The seminar which ended yesterday was organized by Akatiga
with the Asia Foundation, the National Institute of Sciences and
Mitra Usaha Foundation. It focused on businesses with a maximum
capital of Rp 50 million.

The earlier session heard various experiences of banking and
financial institutions, such as Jakarta-based Mitra Usaha and
Paramita Foundation, the Purba Danarta in Semarang and PT Sarana
Jabar Ventura in Bandung, in dealing with small businesses.

In their paper Isono and Erna differentiated the needs of
capital owners of up to Rp 5 million, Rp 10 million and over Rp
20 million (US$8,400). They cited cases of well-intended
assistance to small businesses which ended up in dependence on
the helping party.

For instance organized scavengers in Jakarta could previously
sell their merchandise to the factory with the most attractive
offer.

But since an environmental group tried to provide them access
to credit, the junk men are only able to sell recycled material
to the factory which acts as their bank guarantor.
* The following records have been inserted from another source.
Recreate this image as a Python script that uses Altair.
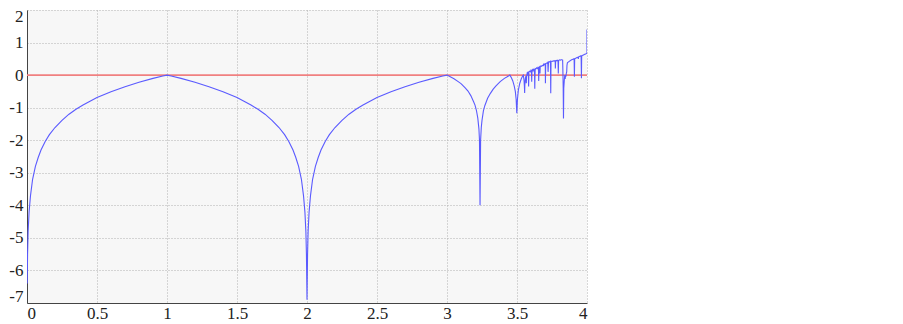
import altair as alt
import pandas as pd

# --- data ---
r_smooth = [
    0.0015, 0.004, 0.008, 0.015, 0.025, 0.04, 0.06, 0.08, 0.1, 0.13, 0.16, 0.2, 0.25, 0.3, 0.35, 0.4,
    0.45, 0.5, 0.6, 0.7, 0.8, 0.9, 0.97, 1.0,
    1.03, 1.1, 1.2, 1.3, 1.4, 1.5, 1.55, 1.6, 1.65, 1.7, 1.75, 1.8, 1.84, 1.87, 1.9, 1.92, 1.94,
    1.96, 1.975, 1.985, 1.992, 1.996, 2.0, 2.004, 2.008, 2.015, 2.025, 2.04, 2.06, 2.08, 2.1, 2.13,
    2.16, 2.2, 2.25, 2.3, 2.35, 2.4, 2.45, 2.5, 2.6, 2.7, 2.8, 2.9, 2.97, 3.0,
    3.02, 3.05, 3.08, 3.1, 3.13, 3.15, 3.17, 3.19, 3.2, 3.21, 3.22, 3.228, 3.232, 3.236, 3.24,
    3.245, 3.25, 3.26, 3.27, 3.29, 3.31, 3.33, 3.35, 3.38, 3.41, 3.43, 3.449,
    3.46, 3.47, 3.48, 3.488, 3.494, 3.4986, 3.503, 3.51, 3.52, 3.53, 3.54, 3.545, 3.55, 3.553,
    3.5546, 3.556, 3.56, 3.564, 3.566, 3.5666, 3.568, 3.57,
]
lyap_smooth = [
    -6.4, -5.5, -4.8, -4.2, -3.7, -3.2, -2.8, -2.53, -2.3, -2.04, -1.83, -1.61, -1.39, -1.2, -1.05, -0.92,
    -0.8, -0.69, -0.51, -0.36, -0.22, -0.1, -0.03, 0.0,
    -0.03, -0.1, -0.22, -0.36, -0.51, -0.69, -0.8, -0.92, -1.05, -1.2, -1.39, -1.61, -1.83, -2.04, -2.3, -2.53, -2.8,
    -3.2, -3.7, -4.2, -4.8, -5.5, -6.9, -5.5, -4.8, -4.2, -3.7, -3.2, -2.8, -2.53, -2.3, -2.04,
    -1.83, -1.61, -1.39, -1.2, -1.05, -0.92, -0.8, -0.69, -0.51, -0.36, -0.22, -0.1, -0.03, 0.0,
    -0.045, -0.11, -0.2, -0.26, -0.39, -0.49, -0.63, -0.82, -0.92, -1.08, -1.32, -1.65, -2.0, -4.0, -2.0,
    -1.6, -1.39, -1.1, -0.94, -0.71, -0.56, -0.43, -0.33, -0.2, -0.1, -0.05, 0.0,
    -0.08, -0.18, -0.33, -0.5, -0.75, -1.17, -0.75, -0.45, -0.25, -0.12, -0.03, 0.0, -0.15, -0.35,
    -0.55, -0.3, -0.1, -0.02, -0.1, -0.25, -0.05, 0.0,
]
r_chaos = [
    3.573, 3.576, 3.58, 3.581, 3.583, 3.585, 3.59, 3.595, 3.6, 3.603, 3.605, 3.607, 3.612, 3.615,
    3.62, 3.625, 3.627, 3.628, 3.63, 3.635, 3.64, 3.645, 3.65, 3.653, 3.655, 3.657, 3.662, 3.664,
    3.666, 3.67, 3.675, 3.68, 3.685, 3.69, 3.692, 3.695, 3.7, 3.702, 3.703, 3.705, 3.71, 3.715,
    3.72, 3.722, 3.725, 3.73, 3.735, 3.739, 3.741, 3.743, 3.75, 3.755, 3.76, 3.765, 3.77, 3.773,
    3.774, 3.776, 3.78, 3.785, 3.79, 3.793, 3.795, 3.797, 3.8, 3.805, 3.81, 3.815, 3.82, 3.826,
    3.8284, 3.83, 3.832, 3.834, 3.838, 3.8415, 3.844, 3.847, 3.849, 3.852, 3.855, 3.857, 3.86,
    3.865, 3.87, 3.875, 3.88, 3.885, 3.89, 3.895, 3.9, 3.905, 3.908, 3.91, 3.912, 3.915, 3.92,
    3.925, 3.93, 3.935, 3.938, 3.94, 3.945, 3.95, 3.955, 3.958, 3.9603, 3.962, 3.965, 3.97, 3.975,
    3.98, 3.985, 3.99, 3.995, 4.0, 4.0,
]
lyap_chaos = [
    0.06, 0.03, 0.1, 0.08, -0.35, 0.1, 0.12, 0.1, 0.15, 0.14, -0.2, 0.15, 0.17, 0.13,
    0.18, 0.16, -0.42, -0.1, 0.2, 0.19, 0.22, 0.2, 0.24, 0.23, -0.18, 0.24, 0.26, 0.05,
    0.27, 0.28, 0.27, 0.3, 0.29, 0.33, 0.31, 0.33, 0.35, 0.34, -0.25, 0.35, 0.37, 0.36,
    0.39, 0.1, 0.39, 0.41, 0.4, 0.42, -0.56, 0.41, 0.43, 0.42, 0.44, 0.43, 0.44, 0.42,
    0.2, 0.44, 0.45, 0.44, 0.46, 0.45, 0.05, 0.45, 0.46, 0.47, 0.46, 0.47, 0.47, 0.46,
    0.0, -0.4, -1.33, -0.4, -0.15, 0.0, -0.12, 0.0, -0.05, 0.05, 0.1, 0.3, 0.38,
    0.4, 0.41, 0.43, 0.44, 0.46, 0.47, 0.48, 0.49, 0.5, 0.5, -0.05, 0.5, 0.51, 0.52,
    0.53, 0.54, 0.55, 0.5, 0.56, 0.57, 0.58, 0.59, 0.59, -0.1, 0.58, 0.6, 0.61, 0.62,
    0.63, 0.64, 0.65, 0.66, 0.67, 1.4,
]

r_vals = r_smooth + r_chaos
lyap_vals = lyap_smooth + lyap_chaos

zero_x = [0, 4]
zero_y = [0, 0]

x_ticks = [0, 0.5, 1, 1.5, 2, 2.5, 3, 3.5, 4]
y_ticks = [2, 1, 0, -1, -2, -3, -4, -5, -6, -7]

df = pd.DataFrame({"r": r_vals, "lyap": lyap_vals, "i": list(range(len(r_vals)))})
df_zero = pd.DataFrame({"r": zero_x, "lyap": zero_y})

x_enc = alt.X(
    "r:Q",
    scale=alt.Scale(domain=[0, 4], nice=False, zero=False),
    axis=alt.Axis(values=x_ticks, title=None, grid=True, labelExpr="'' + datum.value"),
)
y_enc = alt.Y(
    "lyap:Q",
    scale=alt.Scale(domain=[-7, 2], nice=False, zero=False, clamp=True),
    axis=alt.Axis(
        values=y_ticks, title=None, grid=True, labelExpr="'' + datum.value",
        labelFlush=True, labelFlushOffset=2,
    ),
)

zero_line = alt.Chart(df_zero).mark_line(color="#f08080", strokeWidth=1.6).encode(x=x_enc, y=y_enc)

curve = alt.Chart(df).mark_line(color="#5a5aff", strokeWidth=1.1, clip=True).encode(
    x=x_enc, y=y_enc, order=alt.Order("i:Q")
)

chart = (
    alt.layer(zero_line, curve)
    .properties(
        width=560,
        height=293,
        autosize=alt.AutoSizeParams(type="none"),
        padding={"left": 19, "top": 2, "right": 10, "bottom": 22},
        background="white",
    )
    .configure_view(fill="#f7f7f7", stroke=None)
    .configure_axis(
        gridColor="#b0b0b0",
        gridDash=[1, 2],
        gridWidth=1,
        domainColor="#444444",
        domainWidth=1,
        ticks=False,
        labelFont="Liberation Serif",
        labelFontSize=17,
        labelColor="#222222",
        labelPadding=2,
    )
    .configure_axisY(labelPadding=4)
)

chart.save("out.html", embed_options={"renderer": "svg", "actions": False})
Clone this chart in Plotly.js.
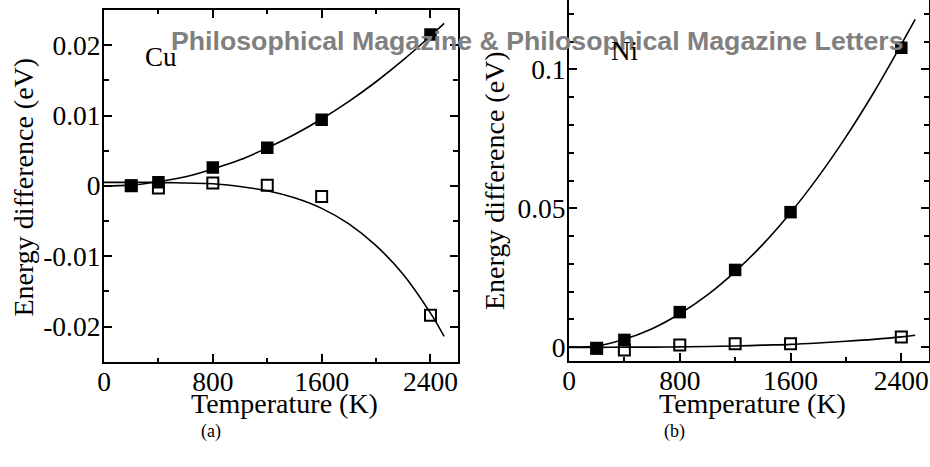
<!DOCTYPE html>
<html><head><meta charset="utf-8">
<script src="https://cdn.plot.ly/plotly-3.0.1.min.js"></script>
<style>html,body{margin:0;padding:0;background:#fff}#chart{width:930px;height:467px}</style>
</head><body><div id="chart"></div>
<script>
// ---- data ----
const temperatures = [200, 400, 800, 1200, 1600, 2400];
const cuFilled = [0.0000, 0.0005, 0.0026, 0.0054, 0.0094, 0.0215];
const cuOpen   = [0.0000, -0.0003, 0.0004, 0.0001, -0.0015, -0.0184];
const niFilled = [-0.0004, 0.0026, 0.0126, 0.0278, 0.0486, 0.1078];
const niOpen   = [-0.0004, -0.0010, 0.0008, 0.0012, 0.0012, 0.0036];

const fitT = [0, 200, 400, 600, 800, 1000, 1200, 1400, 1600, 1800, 2000, 2200, 2400, 2500];
const cuFitFilled = [0.0000, 0.0001, 0.0006, 0.0013, 0.0024, 0.0037, 0.0054, 0.0073, 0.0095, 0.0120, 0.0148, 0.0179, 0.0213, 0.0231];
const cuFitOpen   = [0.0005, 0.0005, 0.0005, 0.0004, 0.0003, -0.0001, -0.0007, -0.0017, -0.0032, -0.0054, -0.0085, -0.0126, -0.0181, -0.0214];
const niFitFilled = [0.0000, 0.0004, 0.0028, 0.0066, 0.0120, 0.0188, 0.0272, 0.0370, 0.0484, 0.0613, 0.0757, 0.0916, 0.1090, 0.1180];
const niFitOpen   = [-0.0001, -0.0001, 0.0000, 0.0000, 0.0001, 0.0002, 0.0004, 0.0007, 0.0010, 0.0015, 0.0021, 0.0028, 0.0037, 0.0043];

const xTickVals = [0, 800, 1600, 2400];
const xTickText = ['0', '800', '1600', '2400'];
const cuTickVals = [-0.02, -0.01, 0, 0.01, 0.02];
const cuTickText = ['-0.02', '-0.01', '0', '0.01', '0.02'];
const niTickVals = [0, 0.05, 0.1];
const niTickText = ['0', '0.05', '0.1'];

const watermark = 'Philosophical Magazine & Philosophical Magazine Letters';
const xTitle = 'Temperature (K)';
const yTitle = 'Energy difference (eV)';

// ---- layout helpers ----
const W = 930, H = 467;
const px = x => x / W;
const py = y => 1 - y / H;
const serif = '"Liberation Serif", "Times New Roman", serif';
const TICKFONT = {family: serif, size: 27.5, color: 'black'};

function axis(extra) {
  return Object.assign({
    showline: true, linecolor: 'black', linewidth: 2,
    ticks: 'inside', tickcolor: 'black', tickwidth: 2, ticklen: 8,
    mirror: 'ticks', showgrid: false, zeroline: false, automargin: false,
    tickfont: TICKFONT, tickmode: 'array'
  }, extra);
}
function minor(dt, len) {
  return {ticks: 'inside', tickmode: 'linear', tick0: 0, dtick: dt, ticklen: len, tickwidth: 2, tickcolor: 'black', showgrid: false};
}

const lineStyle = {color: 'black', width: 1.6, shape: 'spline'};
const filledMarker = {symbol: 'square', size: 12.5, color: 'black'};
const openMarker = {symbol: 'square-open', size: 11, color: 'black', line: {width: 2, color: 'black'}};

const traces = [
  {x: fitT, y: cuFitFilled, mode: 'lines', line: lineStyle, xaxis: 'x', yaxis: 'y', hoverinfo: 'skip'},
  {x: fitT, y: cuFitOpen, mode: 'lines', line: lineStyle, xaxis: 'x', yaxis: 'y', hoverinfo: 'skip'},
  {x: temperatures, y: cuOpen, mode: 'markers', marker: openMarker, xaxis: 'x', yaxis: 'y'},
  {x: temperatures, y: cuFilled, mode: 'markers', marker: filledMarker, xaxis: 'x', yaxis: 'y'},
  {x: fitT, y: niFitFilled, mode: 'lines', line: lineStyle, xaxis: 'x2', yaxis: 'y2', hoverinfo: 'skip'},
  {x: fitT, y: niFitOpen, mode: 'lines', line: lineStyle, xaxis: 'x2', yaxis: 'y2', hoverinfo: 'skip'},
  {x: temperatures, y: niOpen, mode: 'markers', marker: openMarker, xaxis: 'x2', yaxis: 'y2'},
  {x: temperatures, y: niFilled, mode: 'markers', marker: filledMarker, xaxis: 'x2', yaxis: 'y2'}
];

const layout = {
  width: W, height: H,
  margin: {l: 0, r: 0, t: 0, b: 0},
  paper_bgcolor: 'white', plot_bgcolor: 'white',
  showlegend: false,
  xaxis: axis({domain: [px(104), px(457.7)], range: [0, 2600], anchor: 'y', ticklabelstandoff: -6,
    tickvals: xTickVals, ticktext: xTickText, minor: minor(400, 4)}),
  yaxis: axis({domain: [py(361.7), py(10)], range: [-0.025, 0.025], anchor: 'x', ticklabelstandoff: -4,
    tickvals: cuTickVals, ticktext: cuTickText, minor: minor(0.005, 5)}),
  xaxis2: axis({domain: [px(569), px(929)], range: [0, 2600], anchor: 'y2', mirror: false, ticklabelstandoff: -6,
    tickvals: xTickVals, ticktext: xTickText, minor: minor(400, 4)}),
  xaxis3: axis({overlaying: 'x2', side: 'top', anchor: 'y2', range: [0, 2600], showline: false, mirror: false,
    showticklabels: false, tickvals: xTickVals, ticktext: xTickText, ticklen: 10, minor: minor(400, 7)}),
  yaxis2: axis({domain: [py(361), 1], range: [-0.005, 0.125], anchor: 'x2', ticklabelstandoff: -4,
    tickvals: niTickVals, ticktext: niTickText, minor: minor(0.01, 5)}),
  annotations: [
    {text: watermark, xref: 'paper', yref: 'paper', x: px(537.5), y: py(41), xanchor: 'center', yanchor: 'middle',
     showarrow: false, font: {family: '"Liberation Sans", Arial, sans-serif', size: 26.7, color: 'rgb(128,128,128)', weight: 'bold'}},
    {text: 'Cu', xref: 'paper', yref: 'paper', x: px(161), y: py(57), xanchor: 'center', yanchor: 'middle', showarrow: false,
     font: {family: serif, size: 27, color: 'black'}},
    {text: 'Ni', xref: 'paper', yref: 'paper', x: px(624), y: py(51), xanchor: 'center', yanchor: 'middle', showarrow: false,
     font: {family: serif, size: 27, color: 'black'}},
    {text: xTitle, xref: 'paper', yref: 'paper', x: px(284), y: py(403), xanchor: 'center', yanchor: 'middle', showarrow: false,
     font: {family: serif, size: 28, color: 'black'}},
    {text: xTitle, xref: 'paper', yref: 'paper', x: px(752), y: py(403), xanchor: 'center', yanchor: 'middle', showarrow: false,
     font: {family: serif, size: 28, color: 'black'}},
    {text: yTitle, xref: 'paper', yref: 'paper', x: px(22.5), y: py(187), xanchor: 'center', yanchor: 'middle', textangle: -90, showarrow: false,
     font: {family: serif, size: 28, color: 'black'}},
    {text: yTitle, xref: 'paper', yref: 'paper', x: px(494), y: py(180), xanchor: 'center', yanchor: 'middle', textangle: -90, showarrow: false,
     font: {family: serif, size: 28, color: 'black'}},
    {text: '(a)', xref: 'paper', yref: 'paper', x: px(211), y: py(431), xanchor: 'center', yanchor: 'middle', showarrow: false,
     font: {family: serif, size: 18, color: 'black'}},
    {text: '(b)', xref: 'paper', yref: 'paper', x: px(674), y: py(431), xanchor: 'center', yanchor: 'middle', showarrow: false,
     font: {family: serif, size: 18, color: 'black'}}
  ]
};

Plotly.newPlot('chart', traces, layout, {staticPlot: true, displayModeBar: false});
</script>
</body></html>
"A mutual beneficial dependence can only happen in a
competitive market with many alternatives, transparent
information on prices and relatively high demand of the product,"
Isono said.

Economist Thee Kian Wie from the National Institute of
Sciences stressed the need to be more selective on the provision
of credit for small and medium businesses.

He said the special loans introduced recently by the
government still stresses a "welfare approach" instead of an
"efficiency approach".

The latest effort of the municipality for small traders is the
establishment of a coordinating body for small businesses.

It has set up a few markets to accommodate street traders.
This month a new one is to be opened in Palmerah, West Jakarta.